At the time, the clocktower was the tallest landmark in Sydney.
A unique experience, the journey up the clocktower was not for the faint-hearted, as the Australian Sketcher pointed out.
“I went up with Mr Bradbridge, the city surveyor and Mr McLeod, (the contractor) … we first climbed up a long ladder in the entrance hall, and so reached the first flooring, about 40 or 50 feet above the adjacent street.
"We looked out of an opening into the spacious attendance hall at the back, stepped into the stone balcony on the eastern side, and having talked over the building, moralised and regained our breath, we next ascended a wide and commodious stone staircase for a considerable distance.
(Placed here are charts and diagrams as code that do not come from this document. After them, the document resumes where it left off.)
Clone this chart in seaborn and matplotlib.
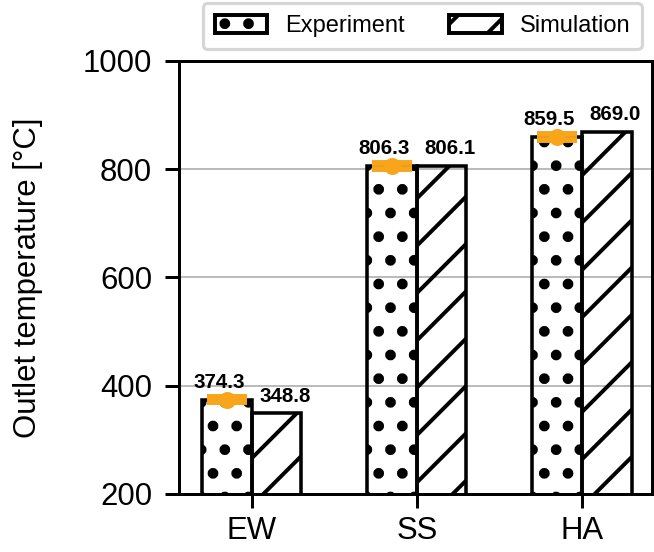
import matplotlib
matplotlib.use('Agg')
import matplotlib.pyplot as plt
import matplotlib.patches as mpatches
import seaborn as sns
import pandas as pd
import numpy as np

# Outlet temperatures per case
cases = ['EW', 'SS', 'HA']
experiment = [374.3, 806.3, 859.5]
experiment_err = [5.0, 5.0, 5.0]
simulation = [348.8, 806.1, 869.0]

DPI = 284

sns.set_style('ticks')
plt.rcParams['font.family'] = ['Liberation Sans', 'DejaVu Sans']
plt.rcParams['hatch.linewidth'] = 1.0
for k in ['text.color', 'axes.labelcolor', 'xtick.color', 'ytick.color']:
    plt.rcParams[k] = 'black'

df = pd.DataFrame({
    'Case': cases * 2,
    'Source': ['Experiment'] * 3 + ['Simulation'] * 3,
    'Temperature': experiment + simulation,
})

fig = plt.figure(figsize=(654 / DPI, 552 / DPI), dpi=DPI)
ax = fig.add_axes([0.2737, 0.1051, 0.7232, 0.7844])

sns.barplot(data=df, x='Case', y='Temperature', hue='Source',
            palette=['white', 'white'], edgecolor='black', linewidth=0.9,
            width=0.6, gap=0, errorbar=None, legend=False, ax=ax)

hatches = ['..', '//']
hatch_lw = [1.5, 1.0]
for container, h, hlw in zip(ax.containers, hatches, hatch_lw):
    for bar in container:
        bar.set_hatch(h)
        bar.set_facecolor('none')
        if hasattr(bar, 'set_hatch_linewidth'):
            bar.set_hatch_linewidth(hlw)

x = np.arange(len(cases))
ax.errorbar(x - 0.15, experiment, yerr=experiment_err, fmt='o', color='#F8A51C',
            ms=3.3, capsize=5, elinewidth=0.9, capthick=1.5, zorder=5)

for i in range(len(cases)):
    ax.text(i - 0.2, experiment[i] + 14, f'{experiment[i]:.1f}', ha='center',
            va='bottom', fontsize=5.2, fontweight='bold')
    ax.text(i + 0.2, simulation[i] + 14, f'{simulation[i]:.1f}', ha='center',
            va='bottom', fontsize=5.2, fontweight='bold')

ax.set_xlim(-0.442, 2.424)
ax.set_ylim(200, 1000)
ax.set_yticks(range(200, 1001, 200))
ax.yaxis.grid(True, color='#aaaaaa', lw=0.4)
ax.set_axisbelow(True)
ax.set_xlabel('')
ax.set_ylabel('Outlet temperature [°C]', fontsize=7.9, labelpad=10)
ax.tick_params(axis='both', labelsize=7.9, length=3.5, width=0.76, color='black')
ax.tick_params(axis='y', pad=3.3)
ax.tick_params(axis='x', pad=2)
for s in ax.spines.values():
    s.set_visible(True)
    s.set_linewidth(0.76)
    s.set_color('black')

handles = [mpatches.Patch(facecolor='white', edgecolor='black', hatch='..', lw=1.0, label='Experiment'),
           mpatches.Patch(facecolor='white', edgecolor='black', hatch='//', lw=1.0, label='Simulation')]
leg = fig.legend(handles=handles, loc='center', bbox_to_anchor=(0.646, 0.953), ncol=2,
                 fontsize=6.0, handlelength=2.2, handleheight=0.77, handletextpad=0.77,
                 columnspacing=1.9, frameon=True, fancybox=True, borderpad=0.5)
leg.get_frame().set_edgecolor('#cccccc')
leg.get_frame().set_linewidth(0.8)
if hasattr(leg.legend_handles[0], 'set_hatch_linewidth'):
    leg.legend_handles[0].set_hatch_linewidth(1.5)

fig.savefig('out.png', dpi=DPI)
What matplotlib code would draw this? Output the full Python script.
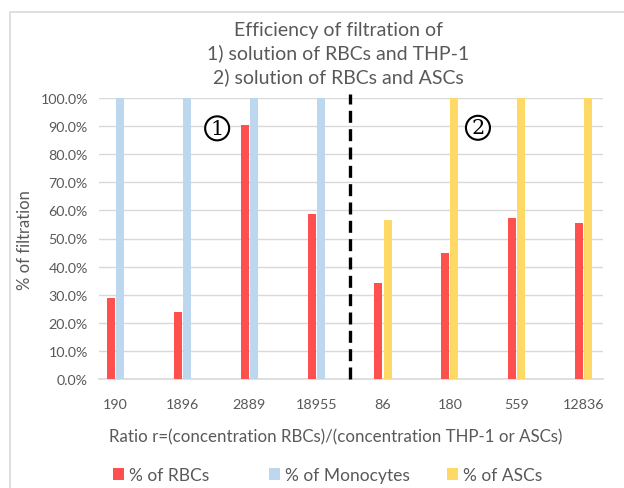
import matplotlib.pyplot as plt
import matplotlib.patches as mpatches
import numpy as np

ratios = ['190', '1896', '2889', '18955', '86', '180', '559', '12836']
rbc = [28.7, 23.9, 90.4, 58.6, 34.0, 45.0, 57.3, 55.6]
monocytes = [100, 100, 100, 100, np.nan, np.nan, np.nan, np.nan]
ascs = [np.nan, np.nan, np.nan, np.nan, 56.7, 100, 100, 100]

divider = 3.5
red = '#FF5050'
blue = '#BDD7EE'
yellow = '#FFD966'
grey_txt = '#595959'

plt.rcParams['font.family'] = ['Lato', 'DejaVu Sans']

fig = plt.figure(figsize=(6.24, 4.89), dpi=100)
ax = fig.add_axes([99/624, 1 - 380/489, 504/624, 281/489])

x = np.arange(len(ratios))
w = 0.12
off = 0.068
b1 = ax.bar(x - off, rbc, w, color=red, label='% of RBCs', zorder=3)
b2 = ax.bar(x + off, monocytes, w, color=blue, label='% of Monocytes', zorder=3)
b3 = ax.bar(x + off, ascs, w, color=yellow, label='% of ASCs', zorder=3)

# separator between experiment 1 and 2
ax.plot([divider, divider], [0, 101.5], color='black', lw=2.4,
        linestyle=(0, (3.6, 1.9)), clip_on=False, zorder=4)

ax.set_xlim(-0.247, 7.29)
ax.set_ylim(0, 100)
ax.set_yticks(np.arange(0, 101, 10))
ax.set_yticklabels([f'{v:.1f}%' for v in np.arange(0, 101, 10)])
ax.set_xticks(x)
ax.set_xticklabels(ratios)
ax.tick_params(length=0, labelsize=10.3, colors=grey_txt)
ax.tick_params(axis='x', pad=14)
ax.tick_params(axis='y', pad=8)
ax.grid(axis='y', color='#D9D9D9', lw=1, zorder=0)
for s in ['top', 'right', 'left']:
    ax.spines[s].set_visible(False)
ax.spines['bottom'].set_color('#D9D9D9')
ax.spines['bottom'].set_linewidth(1.2)

circ = dict(boxstyle='circle,pad=0.12', fc='white', ec='black', lw=1.5)
ax.text(1.52, 89.2, '1', family='DejaVu Serif', fontsize=15, ha='center',
        va='center', bbox=circ, zorder=5)
ax.text(5.42, 89.4, '2', family='DejaVu Serif', fontsize=15, ha='center',
        va='center', bbox=circ, zorder=5)

fig.text(338/624, 1 - 22/489,
         'Efficiency of filtration of\n1) solution of RBCs and THP-1\n2) solution of RBCs and ASCs',
         ha='center', va='top', fontsize=14, color=grey_txt, linespacing=1.37)
fig.text(25/624, 1 - 240/489, '% of filtration', rotation=90, ha='center',
         va='center', fontsize=12, color=grey_txt)
fig.text(336/624, 1 - 437/489,
         'Ratio r=(concentration RBCs)/(concentration THP-1 or ASCs)',
         ha='center', va='center', fontsize=12.2, color=grey_txt)

for h, lx in zip([b1, b2, b3], [113, 269, 447]):
    fig.legend(handles=[h], loc='center left', bbox_to_anchor=(lx/624, 1 - 476/489),
               frameon=False, fontsize=12.5, handlelength=0.65, handleheight=0.65,
               handletextpad=0.25, borderpad=0, borderaxespad=0, labelcolor=grey_txt)

fig.patches.append(mpatches.Rectangle((10/624, -0.1), 1.2, 1 - 13/489 + 0.1,
                                      transform=fig.transFigure, fill=False,
                                      ec='#D9D9D9', lw=1.2))

plt.savefig('out.png', dpi=100)
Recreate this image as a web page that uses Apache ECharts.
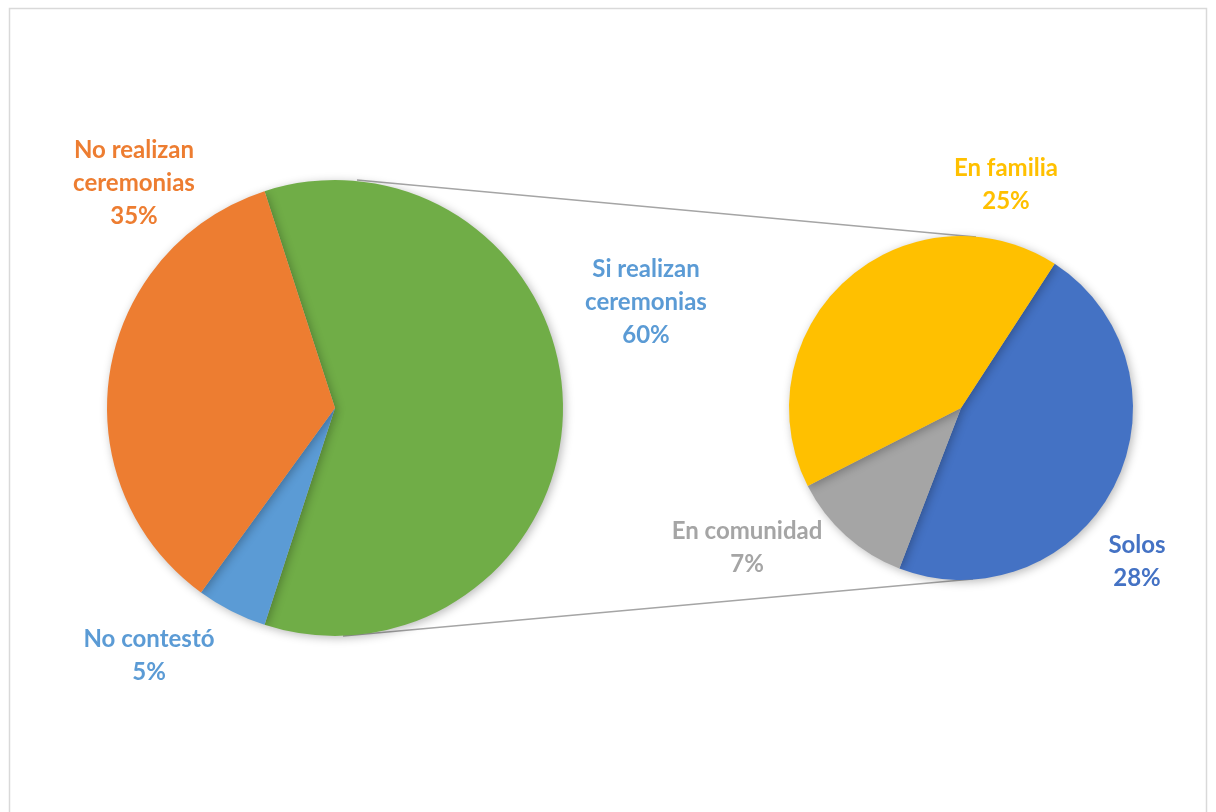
<!DOCTYPE html>
<html>
<head>
<meta charset="utf-8">
<script src="https://cdn.jsdelivr.net/npm/echarts@6/dist/echarts.min.js"></script>
<style>
  html, body { margin: 0; padding: 0; background: #fff; }
  #main { width: 1216px; height: 812px; }
</style>
</head>
<body>
<div id="main"></div>
<script>
// main pie: Si realizan is the "other" slice broken out on the right
var mainNames = ['Si realizan\nceremonias', 'No contestó', 'No realizan\nceremonias'];
var mainValues = [60, 5, 35];
var mainColors = ['#70AD47', '#5B9BD5', '#ED7D31'];
var mainLabelColors = ['#5B9BD5', '#5B9BD5', '#ED7D31'];

var subNames = ['Solos', 'En comunidad', 'En familia'];
var subValues = [28, 7, 25];
var subColors = ['#4472C4', '#A5A5A5', '#FFC000'];

var mainCenter = [335, 408], mainR = 228;
var subCenter = [961, 408], subR = 172;

var mainLabelPos = [[646, 302], [149, 656], [134, 183]];
var subLabelPos = [[1137, 562], [747, 548], [1006, 185]];

var font = 'Lato, "Open Sans", sans-serif';

function build(names, values, colors, labelColors) {
    return names.map(function(n, i) {
        return {
            name: n,
            value: values[i],
            itemStyle: { color: colors[i] },
            label: { color: labelColors[i] }
        };
    });
}

var chart = echarts.init(document.getElementById('main'));

var shadow = { shadowBlur: 10, shadowColor: 'rgba(0,0,0,0.28)', shadowOffsetX: 2, shadowOffsetY: 2 };

function labelOpt() {
    return {
        show: true,
        position: 'outside',
        fontFamily: font,
        fontWeight: 'bold',
        fontSize: 24,
        lineHeight: 33,
        align: 'center',
        overflow: 'none',
        formatter: function(p) { return p.name + '\n' + p.value + '%'; }
    };
}

var option = {
    backgroundColor: '#fff',
    animation: false,
    graphic: [
        {
            type: 'rect',
            shape: { x: 9.5, y: 8.5, width: 1197, height: 830 },
            style: { fill: 'none', stroke: '#D9D9D9', lineWidth: 1.5 },
            z: -1
        },
        {
            type: 'line',
            shape: { x1: mainCenter[0] + 22, y1: mainCenter[1] - mainR, x2: subCenter[0] + 15, y2: subCenter[1] - subR + 1 },
            style: { stroke: '#A5A5A5', lineWidth: 1.5 },
            z: 0
        },
        {
            type: 'line',
            shape: { x1: mainCenter[0] + 8, y1: mainCenter[1] + mainR, x2: subCenter[0] + 12, y2: subCenter[1] + subR - 1 },
            style: { stroke: '#A5A5A5', lineWidth: 1.5 },
            z: 0
        }
    ],
    series: [
        {
            type: 'pie',
            center: mainCenter,
            radius: mainR,
            startAngle: 108,
            clockwise: true,
            silent: true,
            itemStyle: shadow,
            label: labelOpt(),
            labelLine: { show: false },
            labelLayout: function(p) {
                var pos = mainLabelPos[p.dataIndex];
                return { x: pos[0], y: pos[1], align: 'center', verticalAlign: 'middle' };
            },
            data: build(mainNames, mainValues, mainColors, mainLabelColors)
        },
        {
            type: 'pie',
            center: subCenter,
            radius: subR,
            startAngle: 57,
            clockwise: true,
            silent: true,
            itemStyle: shadow,
            label: labelOpt(),
            labelLine: { show: false },
            labelLayout: function(p) {
                var pos = subLabelPos[p.dataIndex];
                return { x: pos[0], y: pos[1], align: 'center', verticalAlign: 'middle' };
            },
            data: build(subNames, subValues, subColors, subColors)
        }
    ]
};

chart.setOption(option);
</script>
</body>
</html>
"At the end of the staircase emerging on a temporary floor we again rested; and having then mounted two long ladders we reached the room for the clock, and gazed for a while on the view through four large circular openings from which the good people of Sydney are, at some future opportunity, ‘to take their time’.
"Two ladders more, a long one and a short one – brought us up to the pillared Chamber, where we were yet further impressed by the grandeur of the prospect.
"From this spot, two ladders, judiciously placed and carefully guarded, took us up to the topmost platform in the centre of which is the finial, or extreme point of the building, 190 feet above the kerbstone in George-street.”
Australian Sketcher, 14 June 1873, page 43.